Abdül Batur’un burada nerede duracağını kestiremesem de Balçova ve Urla’nın yeri belli. Onlar Kocaoğlu’nu bırakmaz. Gaziemir’in de Kocaoğlu ile sorunu yok. Metin Solak’ın da hemşehrilik bağı Kocaoğlu’na karşı duruşa engel gibi…
Seferihisar’ın da açılacak cepheye kayabileceğini görüyorum. Hem potansiyel Büyükşehir adayı olması hem de Kocaoğlu ile süreç içinde yaşadığı çelişkiler Tunç Soyer’i bu cephenin kucağına itebilir. ‘Komplo teorisi bunlar kardeşim’ dediğinizi duyar gibiyim.
Ama önceki gün Cevat Durak’ın bir hafta önce Hasan Karabağ’ın basına yansıyan sözlerine bakar, Ankara seyahatinin satır aralarını doğru okursanız, kurultay sürecindeki kamplaşmayı da hesaba katarsanız böyle bir hazırlığın izlerini görürsünüz.
İlçe belediye başkanları, seçimde kendilerini sokağa indirmeyen, siyasal açıdan koltuğuna rakip gören Kocaoğlu’na karşı cephe hazırlığında olabilir. Cephe genişlerse Kocaoğlu’na zor anlar yaşatabilirler de.
Bu da kritik 2014 seçimleri öncesi (AK Parti’nin pek çok ilçeyi zapt ettiği süreçte) CHP’nin en büyük kâbusudur. Özetle CHP’nin hem Türkiye genelinde hem de İzmir ölçeğinde bir iç barışa ihtiyacı var. Hem de hemen…

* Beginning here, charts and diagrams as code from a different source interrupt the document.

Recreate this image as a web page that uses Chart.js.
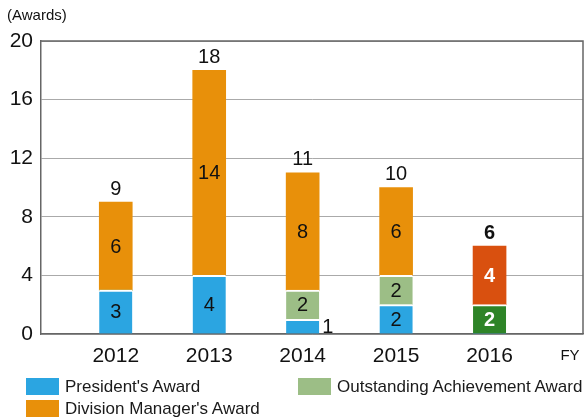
<!DOCTYPE html>
<html>
<head>
<meta charset="utf-8">
<script src="https://cdn.jsdelivr.net/npm/chart.js@4.4.1/dist/chart.umd.min.js"></script>
<style>
  body { margin: 0; background: #fff; font-family: "Liberation Sans", Arial, sans-serif; }
  #wrap { position: relative; width: 584px; height: 419px; }
  #grafico { display: block; }
  #legend { position: absolute; left: 0; top: 0; width: 584px; height: 419px; pointer-events: none; }
  .item { position: absolute; font-size: 17px; color: #1a1a1a; line-height: 18px; white-space: nowrap; }
  .item span { display: inline-block; width: 33px; height: 17px; vertical-align: top; margin-right: 6px; }
</style>
</head>
<body>
<div id="wrap">
  <canvas id="grafico" width="584" height="419"></canvas>
  <div id="legend"></div>
</div>
<script>
// anos fiscais e quantidade de prêmios por categoria
const anos = [2012, 2013, 2014, 2015, 2016];
const presidente = [3, 4, 1, 2, 0];
const destaque = [0, 0, 2, 2, 2];
const divisao = [6, 14, 8, 6, 4];
const totais = [9, 18, 11, 10, 6];
const ticksY = [0, 4, 8, 12, 16, 20];

const nomes = ["President's Award", 'Outstanding Achievement Award', "Division Manager's Award"];
const cores = ['#2ba5e1', '#9cbe86', '#e8900a'];
// 2016 aparece em destaque com cores mais fortes
const cores2016 = ['#2ba5e1', '#2e8427', '#d9500f'];

const fonte = '"Liberation Sans", Arial, sans-serif';

function coresPorAno(i) {
    return anos.map(a => a === 2016 ? cores2016[i] : cores[i]);
}

function pontos(valores) {
    return anos.map((a, k) => ({ x: a, y: valores[k] }));
}

// rótulos dos segmentos e totais
const rotulos = {
    id: 'rotulos',
    afterDatasetsDraw(chart) {
        const ctx = chart.ctx;
        ctx.save();
        ctx.textBaseline = 'middle';
        chart.data.datasets.forEach((ds, i) => {
            const meta = chart.getDatasetMeta(i);
            meta.data.forEach((bar, k) => {
                const v = ds.data[k].y;
                if (!v) return;
                const destaqueAno = anos[k] === 2016;
                ctx.font = (destaqueAno ? 'bold ' : '') + '20px ' + fonte;
                ctx.fillStyle = destaqueAno ? '#fff' : '#111';
                const meio = (bar.y + bar.base) / 2;
                if (Math.abs(bar.base - bar.y) < 20) {
                    ctx.fillStyle = '#111';
                    ctx.textAlign = 'left';
                    ctx.fillText(v, bar.x + bar.width / 2 + 3, meio + 1);
                } else {
                    ctx.textAlign = 'center';
                    ctx.fillText(v, bar.x, meio + 1);
                }
            });
        });
        const yScale = chart.scales.y;
        const xScale = chart.scales.x;
        ctx.textAlign = 'center';
        totais.forEach((t, k) => {
            const destaqueAno = anos[k] === 2016;
            ctx.font = (destaqueAno ? 'bold ' : '') + '20px ' + fonte;
            ctx.fillStyle = '#111';
            ctx.fillText(t, xScale.getPixelForValue(anos[k]), yScale.getPixelForValue(t) - 13);
        });
        // moldura da área do gráfico
        const a = chart.chartArea;
        ctx.strokeStyle = '#666';
        ctx.lineWidth = 1.5;
        ctx.beginPath();
        ctx.moveTo(a.left, a.top);
        ctx.lineTo(a.right, a.top);
        ctx.lineTo(a.right, a.bottom);
        ctx.stroke();
        // unidade dos eixos
        ctx.font = '15px ' + fonte;
        ctx.textAlign = 'left';
        ctx.fillText('(Awards)', 7, 16);
        ctx.textAlign = 'center';
        ctx.fillText('FY', a.right - 13, a.bottom + 22);
        ctx.restore();
    }
};

const borda = { top: 2, right: 0, bottom: 0, left: 0 };

const grafico = new Chart(document.getElementById('grafico'), {
    type: 'bar',
    data: {
        datasets: [
            { label: nomes[0], data: pontos(presidente), backgroundColor: coresPorAno(0), borderColor: '#fff', borderWidth: borda, borderSkipped: false, barThickness: 33 },
            { label: nomes[1], data: pontos(destaque), backgroundColor: coresPorAno(1), borderColor: '#fff', borderWidth: borda, borderSkipped: false, barThickness: 33 },
            { label: nomes[2], data: pontos(divisao), backgroundColor: coresPorAno(2), borderWidth: 0, barThickness: 33 }
        ]
    },
    options: {
        responsive: false,
        animation: false,
        layout: { padding: { top: 41, bottom: 45, left: 0, right: 1 } },
        plugins: { legend: { display: false }, tooltip: { enabled: false } },
        scales: {
            x: {
                type: 'linear',
                stacked: true,
                offset: false,
                min: 2011.2,
                max: 2017,
                grid: { display: false },
                border: { color: '#666', width: 1.5 },
                afterBuildTicks(scale) {
                    scale.ticks = anos.map(a => ({ value: a }));
                },
                afterFit(scale) { scale.height = 40; },
                ticks: {
                    autoSkip: false,
                    maxRotation: 0,
                    padding: 2,
                    color: '#111',
                    font: { family: fonte, size: 21 },
                    callback: v => String(v)
                }
            },
            y: {
                stacked: true,
                min: 0,
                max: 20,
                grid: { color: '#aaa', lineWidth: 1, drawTicks: false },
                border: { color: '#666', width: 1.5 },
                afterBuildTicks(scale) {
                    scale.ticks = ticksY.map(v => ({ value: v }));
                },
                afterFit(scale) { scale.width = 41; },
                ticks: {
                    padding: 8,
                    color: '#111',
                    font: { family: fonte, size: 21 }
                }
            }
        }
    },
    plugins: [rotulos]
});

// legenda em duas colunas
const posLegenda = [[26, 387], [298, 387], [26, 409]];
const legenda = document.getElementById('legend');
nomes.forEach((n, i) => {
    const d = document.createElement('div');
    d.className = 'item';
    d.style.left = posLegenda[i][0] + 'px';
    d.style.top = (posLegenda[i][1] - 9) + 'px';
    d.innerHTML = '<span style="background:' + cores[i] + '"></span>' + n;
    legenda.appendChild(d);
});
</script>
</body>
</html>
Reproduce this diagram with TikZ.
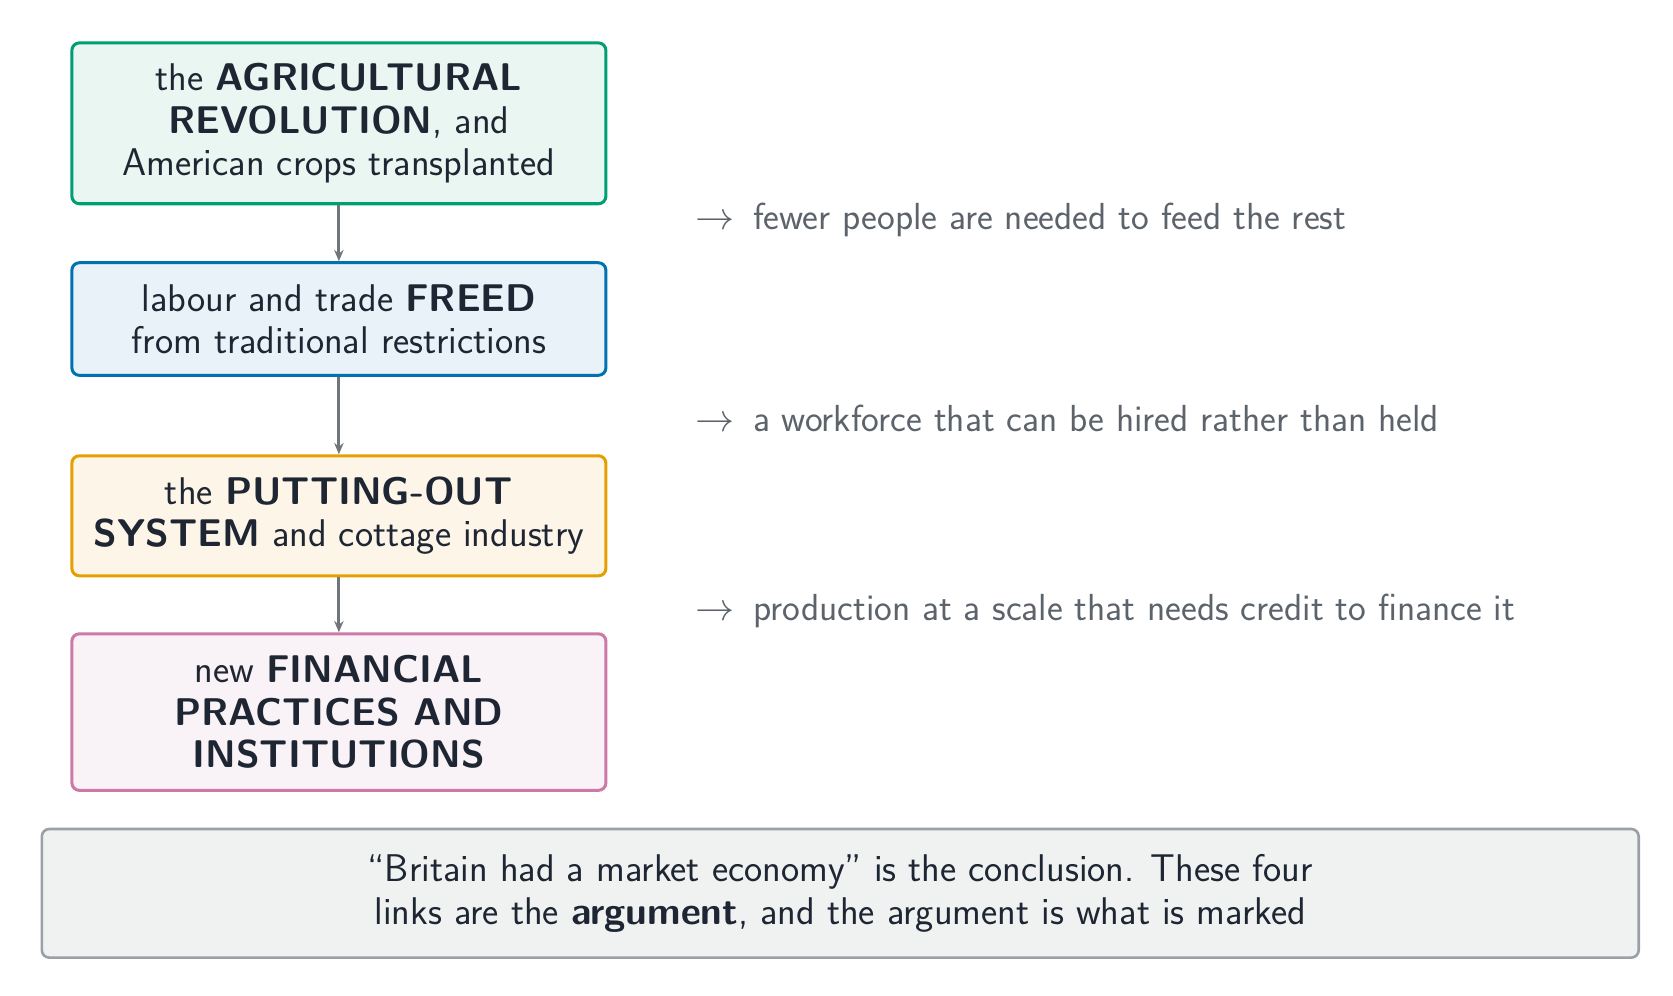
\documentclass[tikz,border=0pt]{standalone}
\usepackage{amsmath}
\usetikzlibrary{positioning,arrows.meta}
\definecolor{inkdark}{HTML}{1F2633}
\definecolor{inkgrey}{HTML}{5C636B}
\definecolor{linkgrey}{HTML}{70757B}
\definecolor{agriline}{HTML}{009E73}\definecolor{agrifill}{HTML}{EAF6F1}
\definecolor{freeline}{HTML}{0072B2}\definecolor{freefill}{HTML}{EAF2F9}
\definecolor{putline}{HTML}{E69F00}\definecolor{putfill}{HTML}{FDF6E8}
\definecolor{finline}{HTML}{CC79A7}\definecolor{finfill}{HTML}{F9F2F6}
\definecolor{noteline}{HTML}{9BA0A6}\definecolor{notefill}{HTML}{F0F2F2}
\tikzset{
  stage/.style={rectangle, rounded corners=4pt, line width=1.6pt, minimum width=498*0.02cm,
    align=center, text=inkdark, font=\sffamily\fontsize{20.5}{22.5}\selectfont},
  link/.style={-{Stealth[length=6pt,width=5pt]}, linkgrey, line width=1.5pt},
  gloss/.style={anchor=west, text=inkgrey, font=\sffamily\fontsize{20}{22}\selectfont}
}
\begin{document}
\begin{tikzpicture}[x=0.02cm,y=0.02cm]
      \useasboundingbox (0,0) rectangle (1560,928);

      \node [stage, draw=agriline, fill=agrifill, minimum height=150*0.02cm] (agri) at (316,813)
        {the \textbf{AGRICULTURAL}\\\textbf{REVOLUTION}, and\\American crops transplanted};
      \node [stage, draw=freeline, fill=freefill, minimum height=105*0.02cm] (freed) at (316,630.5)
        {labour and trade \textbf{FREED}\\from traditional restrictions};
      \node [stage, draw=putline, fill=putfill, minimum height=112*0.02cm] (putout) at (316,447)
        {the \textbf{PUTTING-OUT}\\\textbf{SYSTEM} and cottage industry};
      \node [stage, draw=finline, fill=finfill, minimum height=146*0.02cm] (finance) at (316,264)
        {new \textbf{FINANCIAL}\\\textbf{PRACTICES AND}\\\textbf{INSTITUTIONS}};

      \draw [link] (agri) -- (freed);
      \draw [link] (freed) -- (putout);
      \draw [link] (putout) -- (finance);

      \node [gloss] (g1) at (642,723) {$\rightarrow$\enspace fewer people are needed to feed the rest};
      \node [gloss] (g2) at (642,538) {$\rightarrow$\enspace a workforce that can be hired rather than held};
      \node [gloss] (g3) at (642,358) {$\rightarrow$\enspace production at a scale that needs credit to finance it};

      \node [stage, draw=noteline, fill=notefill, line width=1.4pt, minimum width=1489*0.02cm,
        minimum height=120*0.02cm] (note) at (783.5,95)
        {``Britain had a market economy'' is the conclusion. These four\\links are the \textbf{argument}, and the argument is what is marked};

    \end{tikzpicture}
\end{document}
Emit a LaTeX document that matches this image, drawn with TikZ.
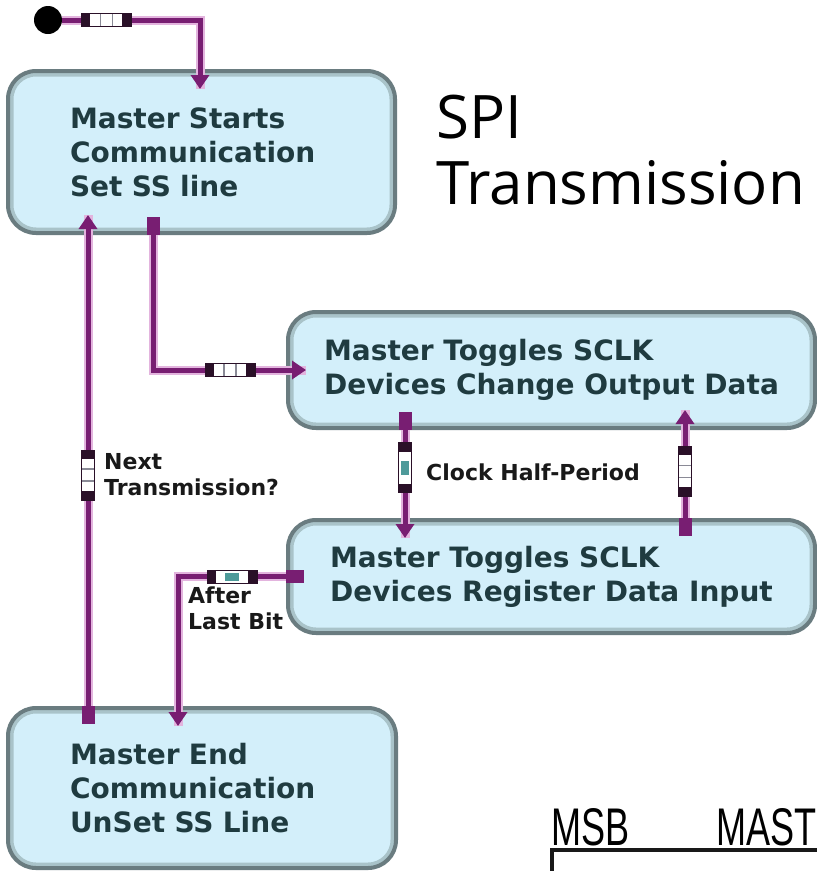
\documentclass[tikz,border=0pt]{standalone}
\usepackage{fontspec}
\setmainfont{DejaVu Sans}
\newfontfamily\titlefont{Open Sans}
\newfontfamily\condfont{Liberation Sans}
\usetikzlibrary{arrows.meta}
\definecolor{boxfill}{HTML}{D3EFFA}
\definecolor{boxedge}{HTML}{6A7C80}
\definecolor{boxrim}{HTML}{A9C3C9}
\definecolor{connc}{HTML}{781E72}
\definecolor{glow}{HTML}{E3B4DE}
\definecolor{markdark}{HTML}{2A1028}
\definecolor{markteal}{HTML}{4E9A9A}
\definecolor{markgray}{HTML}{8A8A96}
\definecolor{txt}{HTML}{1F3B40}
\begin{document}
\begin{tikzpicture}[x=1pt,y=-1pt,
  box/.style={draw=boxedge, line width=4pt, fill=boxfill, rounded corners=28pt,
    inner sep=0pt, font=\fontsize{28}{34}\selectfont\bfseries, text=txt, align=left,
    path picture={\draw[boxrim, line width=11pt, rounded corners=28pt]
      (path picture bounding box.south west) rectangle (path picture bounding box.north east);}},
  lbl/.style={inner sep=0pt, font=\fontsize{22}{26}\selectfont\bfseries, text=black!90, align=left},
  conn/.style={draw=connc, line width=5pt, preaction={draw=glow, line width=9pt, arrows=-}},
  tipend/.style={-{Triangle[width=18pt,length=14pt]}, shorten >=-20pt},
  tipboth/.style={{Square[width=13pt,length=18pt]}-{Triangle[width=18pt,length=14pt]},
    shorten <=-18pt, shorten >=-20pt},
  mk/.style={rectangle, inner sep=0pt, fill=white, draw=markdark, line width=0.8pt},
  hplain/.style={mk, minimum width=50pt, minimum height=13pt, path picture={
    \fill[markdark] (path picture bounding box.north west) rectangle ([xshift=9pt]path picture bounding box.south west);
    \fill[markdark] (path picture bounding box.north east) rectangle ([xshift=-9pt]path picture bounding box.south east);
    \draw[markgray, line width=1.5pt] ([xshift=-6pt]path picture bounding box.north) -- ([xshift=-6pt]path picture bounding box.south);
    \draw[markgray, line width=1.5pt] ([xshift=6pt]path picture bounding box.north) -- ([xshift=6pt]path picture bounding box.south);}},
  hteal/.style={mk, minimum width=50pt, minimum height=13pt, path picture={
    \fill[markdark] (path picture bounding box.north west) rectangle ([xshift=9pt]path picture bounding box.south west);
    \fill[markdark] (path picture bounding box.north east) rectangle ([xshift=-9pt]path picture bounding box.south east);
    \fill[markteal] ([xshift=-7pt,yshift=-4pt]path picture bounding box.center) rectangle ([xshift=7pt,yshift=4pt]path picture bounding box.center);}},
  vplain/.style={mk, minimum width=13pt, minimum height=50pt, path picture={
    \fill[markdark] (path picture bounding box.north west) rectangle ([yshift=-9pt]path picture bounding box.north east);
    \fill[markdark] (path picture bounding box.south west) rectangle ([yshift=9pt]path picture bounding box.south east);
    \draw[markgray, line width=1.5pt] ([yshift=-6pt]path picture bounding box.west) -- ([yshift=-6pt]path picture bounding box.east);
    \draw[markgray, line width=1.5pt] ([yshift=6pt]path picture bounding box.west) -- ([yshift=6pt]path picture bounding box.east);}},
  vteal/.style={mk, minimum width=13pt, minimum height=50pt, path picture={
    \fill[markdark] (path picture bounding box.north west) rectangle ([yshift=-9pt]path picture bounding box.north east);
    \fill[markdark] (path picture bounding box.south west) rectangle ([yshift=9pt]path picture bounding box.south east);
    \fill[markteal] ([xshift=-4pt,yshift=-7pt]path picture bounding box.center) rectangle ([xshift=4pt,yshift=7pt]path picture bounding box.center);}}
]
\useasboundingbox (0,0) rectangle (817,871);
\clip (0,0) rectangle (817,871);
\fill[white] (0,0) rectangle (817,871);

% boxes
\node[box, minimum width=387pt, minimum height=162pt, text width=263pt] (b1) at (201.5,152) {Master Starts\\Communication\\Set SS line};
\node[box, minimum width=527pt, minimum height=116pt] (b2) at (551.5,370) {Master Toggles SCLK\\Devices Change Output Data};
\node[box, minimum width=527pt, minimum height=113pt] (b3) at (551.5,576.5) {Master Toggles SCLK\\Devices Register Data Input};
\node[box, minimum width=388pt, minimum height=160pt, text width=264pt] (b4) at (202,788) {Master End\\Communication\\UnSet SS Line};

% start
\node[circle, fill=black, minimum size=28pt, inner sep=0pt] (start) at (48,20) {};

% title
\node[font=\titlefont\fontsize{60}{66}\selectfont, anchor=base west, inner sep=0pt] (t1) at (436,138) {SPI};
\node[font=\titlefont\fontsize{60}{66}\selectfont, anchor=base west, inner sep=0pt] (t2) at (436,204) {Transmission};

% connectors
\draw[conn, tipend] (start) -| (b1.north -| 200,0) node[hplain, pos=0.16] (m1) {};
\draw[conn, tipboth] (b1.south -| 153,0) |- (b2.west) node[hplain, pos=0.79] (m2) {};
\draw[conn, tipboth] (b4.north -| 88,0) -- (b1.south -| 88,0) node[vplain, pos=0.49] (m3) {};
\draw[conn, tipboth] (b2.south -| 405,0) -- (b3.north -| 405,0) node[vteal, pos=0.43] (m4) {};
\draw[conn, tipboth] (b3.north -| 685,0) -- (b2.south -| 685,0) node[vplain, pos=0.53] (m5) {};
\draw[conn, tipboth] (b3.west) -| (b4.north -| 178,0) node[hteal, pos=0.25] (m6) {};

% labels
\node[lbl, anchor=west] (l1) at (104,475) {Next\\Transmission?};
\node[lbl, anchor=west] (l2) at (426,472) {Clock Half-Period};
\node[lbl, anchor=north west] (l3) at (188,587) {After\\Last Bit};

% MSB fragment
\node[font=\condfont\fontsize{53}{53}\selectfont, anchor=base west, inner sep=0pt] (msb) at (551,845) {\scalebox{0.68}[1]{MSB}};
\node[font=\condfont\fontsize{53}{53}\selectfont, anchor=base west, inner sep=0pt] (mast) at (716,845) {\scalebox{0.68}[1]{MAST}};
\draw[line width=4pt, draw=black!90] (552,871) -- (552,850) -- (817,850);
\end{tikzpicture}
\end{document}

Yoksa siyasal açıdan bu derinleşme ihtimali olan çatlaklar önümüzdeki kongre sürecinden itibaren CHP’yi paramparça edebilir.
Benden söylemesi…
 Not: CHP kurultay sürecine ilişkin yeni bilgiler var. İmza sayısının 600'e dayandığı, İzmir''de de 25'i bulduğu... Özellikle de yemin krizinden sonra ortaya çıkan manzaranın imza sayısını tetiklediği belirtiliyor.